Science
Technology used in hunt of a different kind for North Atlantic right whales
HALIFAX – Scientists are preparing to deploy an arsenal of high-tech gadgetry into the Atlantic Ocean to try to track down one of nature’s biggest, but most elusive creatures in a whale hunt of a different kind.
A team of researchers plan to use autonomous gliders, air support and acoustic devices to listen and watch for endangered North Atlantic right whales to determine their migratory routes along the east coast.
Kimberley Davies, an oceanographer at Dalhousie University in Halifax, said the whales have not been showing up in their usual habitats in great numbers and are likely going to areas not well known to scientists.
Davies said similar work last summer in the Roseway Basin, a known right whale habitat, left scientists shaking their heads when they recorded 93 sightings in August and then found they had all left just two weeks later.
“The fact that there were so many whales and they just deserted the whole area was shocking,” she said.
“So it deepens the mystery because we don’t know where they went.”
Canadian and American scientists will slip the sleek yellow underwater vehicles into waters off Nova Scotia on July 27 and begin a roughly two-month long process of collecting data on the marine ecosystem and its inhabitants.
The North Atlantic right whales are known to travel into the Bay of Fundy in the summer to feed with their calves. Most make the long trek from their breeding grounds off Georgia and Florida, ending up in the bay’s plankton-rich waters around June. They are also known to gather in the Roseway Basin off Nova Scotia’s south coast.
Moira Brown, a senior scientist with the New England Aquarium, said they are seeing fewer and fewer of the animals in the bay and they are arriving in Canadian waters earlier than usual.
Identifying their habitats is important because the slow-moving mammals are vulnerable to ship strikes and entanglements with fishing gear, she said, adding that they can alert ships or rerouting shipping lanes once they know where the whales are going.
“Right whales are doing all kinds of strange things,” she said in an interview.
“If we find other critical habitat areas, then we’ll start looking at the human activities in them and see what we need to do to keep giving these whales a little more of an edge.”
The team will use up to seven gliders, which are equipped with acoustic devices and high-frequency echo sounders that can instantly identify what type of mammal they’re hearing. The material they collect will be sent back to the crew in almost real time.
“These autonomous gliders are like having a secret weapon in your back pocket,” said Brown.
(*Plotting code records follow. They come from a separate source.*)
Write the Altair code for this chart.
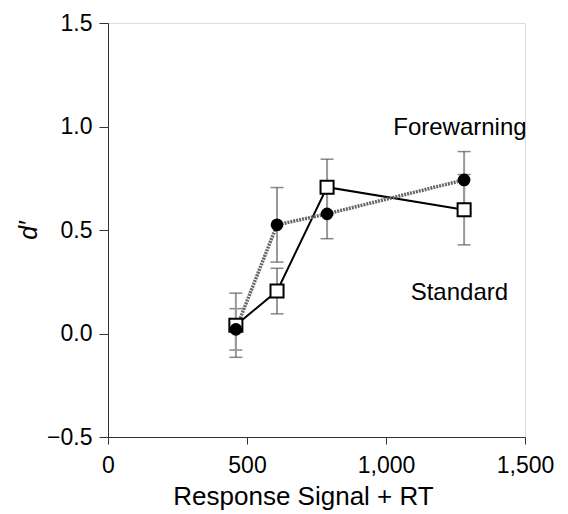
import altair as alt
import pandas as pd

# Data
rt = [460, 608, 788, 1281]
fore_d = [0.02, 0.525, 0.578, 0.742]
fore_err = [0.10, 0.18, 0.12, 0.137]
std_d = [0.04, 0.205, 0.707, 0.598]
std_err = [0.155, 0.11, 0.135, 0.17]

x_ticks = [0, 500, 1000, 1500]
y_ticks = [-0.5, 0.0, 0.5, 1.0, 1.5]

labels = ["Forewarning", "Standard"]
label_x = [1266, 1264]
label_y = [0.995, 0.198]

FONT = "Liberation Sans"

fore = pd.DataFrame({"x": rt, "y": fore_d, "lo": [a - b for a, b in zip(fore_d, fore_err)],
                     "hi": [a + b for a, b in zip(fore_d, fore_err)]})
std = pd.DataFrame({"x": rt, "y": std_d, "lo": [a - b for a, b in zip(std_d, std_err)],
                    "hi": [a + b for a, b in zip(std_d, std_err)]})
lab = pd.DataFrame({"x": label_x, "y": label_y, "t": labels})

xs = alt.Scale(domain=[0, 1500], nice=False, zero=False)
ys = alt.Scale(domain=[-0.5, 1.5], nice=False, zero=False)

X = alt.X("x:Q", scale=xs, axis=alt.Axis(
    title="Response Signal + RT", values=x_ticks, format=",.0f", grid=False,
    tickSize=7, labelPadding=10, labelFontSize=23, titleFontSize=26, labelFlush=False,
    labelFont=FONT, titleFont=FONT, titleFontWeight="normal",
    labelColor="black", titleColor="black", domainColor="#333", tickColor="#333",
    titleX=195, titleY=67, titleBaseline="alphabetic"))
Y = alt.Y("y:Q", scale=ys, axis=alt.Axis(
    title="d′", values=y_ticks, format=".1f", grid=False,
    tickSize=9, labelPadding=7, labelFontSize=23, titleFontSize=25, labelFlush=False,
    labelFont=FONT, titleFont=FONT, titleFontWeight="normal", titleFontStyle="italic",
    labelColor="black", titleColor="black", domainColor="#333", tickColor="#333",
    titleX=-80, titleY=207, titleBaseline="middle", titleAlign="center"))


def bars(df):
    rule = alt.Chart(df).mark_rule(color="#999", strokeWidth=2).encode(
        x=alt.X("x:Q", scale=xs), y=alt.Y("lo:Q", scale=ys), y2="hi:Q")
    top = alt.Chart(df).mark_tick(color="#555", thickness=1.5, size=13, orient="horizontal").encode(
        x=alt.X("x:Q", scale=xs), y=alt.Y("hi:Q", scale=ys))
    bot = alt.Chart(df).mark_tick(color="#555", thickness=1.5, size=13, orient="horizontal").encode(
        x=alt.X("x:Q", scale=xs), y=alt.Y("lo:Q", scale=ys))
    return rule + top + bot


std_line = alt.Chart(std).mark_line(color="black", strokeWidth=2).encode(x=X, y=Y)
fore_line = alt.Chart(fore).mark_line(color="#666", strokeWidth=3.5, strokeDash=[2, 1]).encode(
    x=alt.X("x:Q", scale=xs), y=alt.Y("y:Q", scale=ys))
std_pts = alt.Chart(std).mark_point(shape="square", filled=True, fill="white", stroke="black",
                                    strokeWidth=2, size=170, opacity=1).encode(
    x=alt.X("x:Q", scale=xs), y=alt.Y("y:Q", scale=ys))
fore_pts = alt.Chart(fore).mark_point(shape="circle", filled=True, color="black",
                                      size=160, opacity=1).encode(
    x=alt.X("x:Q", scale=xs), y=alt.Y("y:Q", scale=ys))
texts = alt.Chart(lab).mark_text(font=FONT, fontSize=24, color="black", align="center",
                                 baseline="middle").encode(
    x=alt.X("x:Q", scale=xs), y=alt.Y("y:Q", scale=ys), text="t:N")

chart = alt.layer(
    std_line, bars(fore), bars(std), fore_line, std_pts, fore_pts, texts
).properties(
    width=417, height=414,
    autosize=alt.AutoSizeParams(type="none"),
    padding={"left": 100, "top": 15, "right": 35, "bottom": 77},
).configure_view(stroke=None).configure(background="white")

chart.save("out.html", embed_options={"renderer": "svg", "actions": False})
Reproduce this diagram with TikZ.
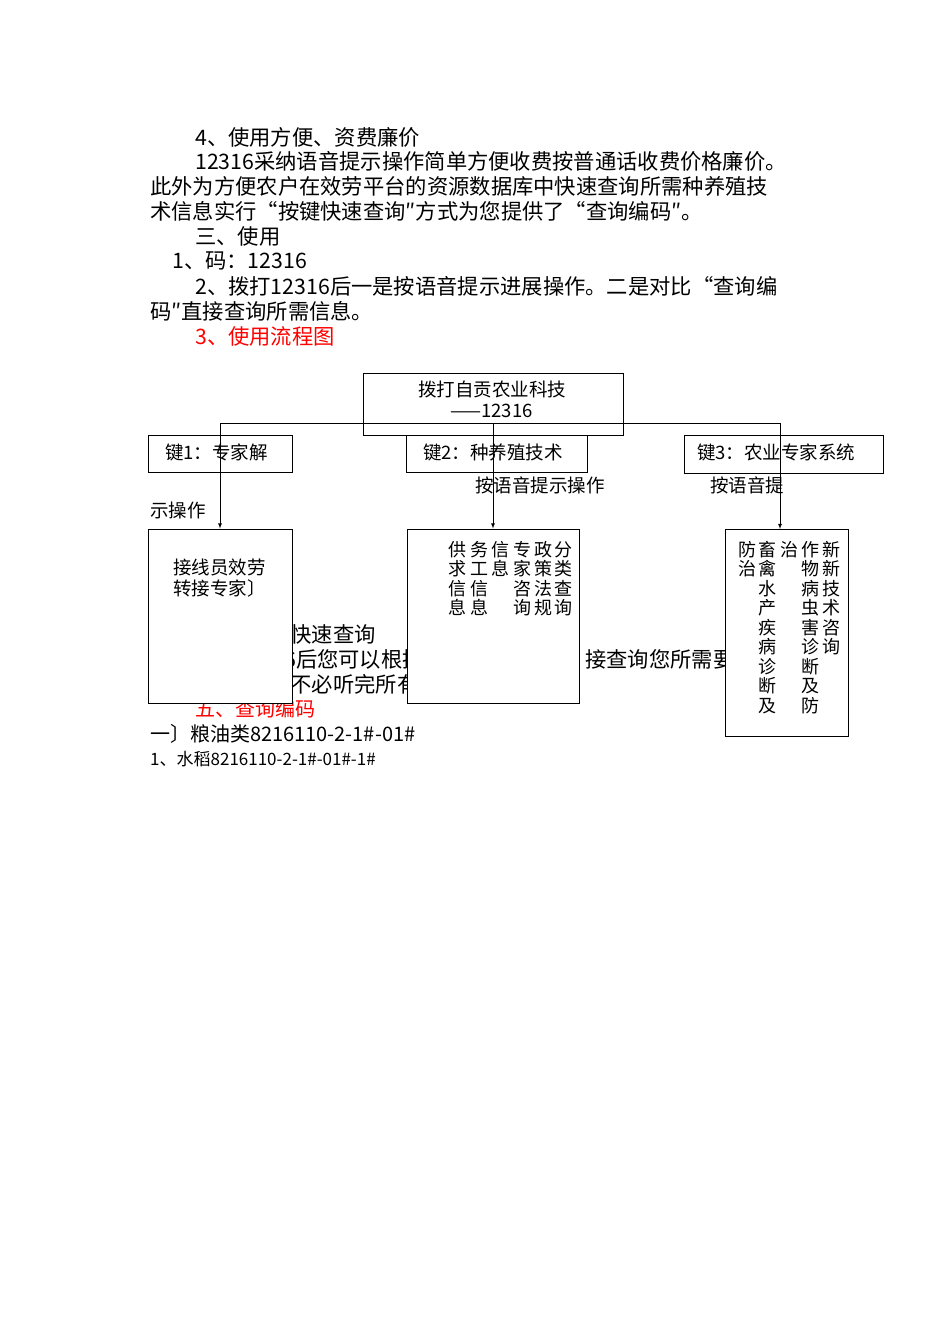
\documentclass[tikz,border=0pt]{standalone}
\usepackage{fontspec}
\setmainfont{Liberation Serif}
\newfontfamily\cjk{Noto Sans CJK SC}
\begin{document}
\begin{tikzpicture}[x=1pt,y=-1pt,
  txt/.style={anchor=west,inner sep=0pt,font=\cjk\fontsize{21.3}{21.3}\selectfont},
  sm/.style={anchor=west,inner sep=0pt,font=\cjk\fontsize{18.5}{18.5}\selectfont},
  bx/.style={draw,fill=white,line width=0.9pt},
  col/.style={anchor=north,inner sep=0pt,align=center,font=\cjk\fontsize{18}{19.5}\selectfont},
  arr/.style={-latex,line width=0.8pt}]
\useasboundingbox (0,0) rectangle (950,1344);
\node[txt] (t1) at (195,137) {4、使用方便、资费廉价};
\node[txt] (t2) at (195,161) {12316采纳语音提示操作简单方便收费按普通话收费价格廉价。};
\node[txt] (t3) at (150,186) {此外为方便农户在效劳平台的资源数据库中快速查询所需种养殖技};
\node[txt] (t4) at (150,211) {术信息实行“按键快速查询″方式为您提供了“查询编码″。};
\node[txt] (t5) at (195,236) {三、使用};
\node[txt] (t6) at (172,261) {1、码：12316};
\node[txt] (t7) at (195,286) {2、拨打12316后一是按语音提示进展操作。二是对比“查询编};
\node[txt] (t8) at (150,311) {码″直接查询所需信息。};
\node[txt,text=red] (t9) at (195,336) {3、使用流程图};
% hidden text
\node[txt] (h1) at (205,634) {四、按键快速查询};
\node[txt] (h2a) at (284,659) {6后您可以根据查询编码直};
\node[txt] (h2b) at (585,659) {接查询您所需要};
\node[txt] (h3) at (269,684) {您不必听完所有};
\node[txt,font=\cjk\fontsize{20}{20}\selectfont,text=red] (h4) at (195,709) {五、查询编码};
\node[txt,font=\cjk\fontsize{20}{20}\selectfont] (u1) at (150,734) {一〕粮油类8216110-2-1\#-01\#};
\node[sm,font=\cjk\fontsize{17}{17}\selectfont] (u2) at (150,759) {1、水稻8216110-2-1\#-01\#-1\#};
% boxes
\node[bx,minimum width=260pt,minimum height=62pt] (top) at (493,404) {};
\node[sm] at (418,389) {拨打自贡农业科技};
\node[sm] at (450,411) {——12316};
\node[bx,minimum width=144pt,minimum height=37pt] (k1) at (220,453.5) {};
\node[sm] at (165,452) {键1：专家解};
\node[bx,minimum width=181pt,minimum height=37pt] (k2) at (496.5,453.5) {};
\node[sm] at (423,452) {键2：种养殖技术};
\node[bx,minimum width=199pt,minimum height=38pt] (k3) at (783.5,454) {};
\node[sm] at (697,452) {键3：农业专家系统};
\node[sm] (l1) at (475,485) {按语音提示操作};
\node[sm] (l2) at (710,485) {按语音提};
\node[sm] (l3) at (150,510) {示操作};
\node[bx,minimum width=144pt,minimum height=174pt] (b1) at (220,616) {};
\node[sm] at (173,567) {接线员效劳};
\node[sm] at (173,588) {转接专家〕};
\node[bx,minimum width=172pt,minimum height=174pt] (b2) at (493,616) {};
\foreach \x/\t in {457/{供\\求\\信\\息},479/{务\\工\\信\\息},500/{信\\息},522/{专\\家\\咨\\询},543/{政\\策\\法\\规},563/{分\\类\\查\\询}}
  \node[col] at (\x,541) {\t};
\node[bx,minimum width=123pt,minimum height=207pt] (b3) at (786.5,632.5) {};
\foreach \x/\t in {747/{防\\治},767/{畜\\禽\\水\\产\\疾\\病\\诊\\断\\及},789/{治},810/{作\\物\\病\\虫\\害\\诊\\断\\及\\防},831/{新\\新\\技\\术\\咨\\询}}
  \node[col] at (\x,541) {\t};
% connectors
\coordinate (hl) at (220,423);
\coordinate (hr) at (780,423);
\coordinate (hm) at (493,423);
\draw[line width=0.8pt] (hl) -- (hr);
\draw[arr] (hl) -- (b1.north);
\draw[arr] (hm) -- (b2.north);
\draw[arr] (hr) -- (780,529);
\end{tikzpicture}
\end{document}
“It looks like the whales may be shifting around and this is the first year of a really huge multi-institutional effort to try to figure out where they’re going.”
The project comes as the North Atlantic right whale population inches up slowly, rising to about 520 from a mere 300 in the late 1990s. Their population has grown by about two per cent a year, with an average of 22 calves being born since 2001 – but only 11 born last year.
In 2003, the shipping lanes were altered in the Bay of Fundy to steer vessels clear of known whale habitats due to work done by the whale researchers. Five years later, Transport Canada made the Roseway Basin an area to be avoided by ships of a certain size.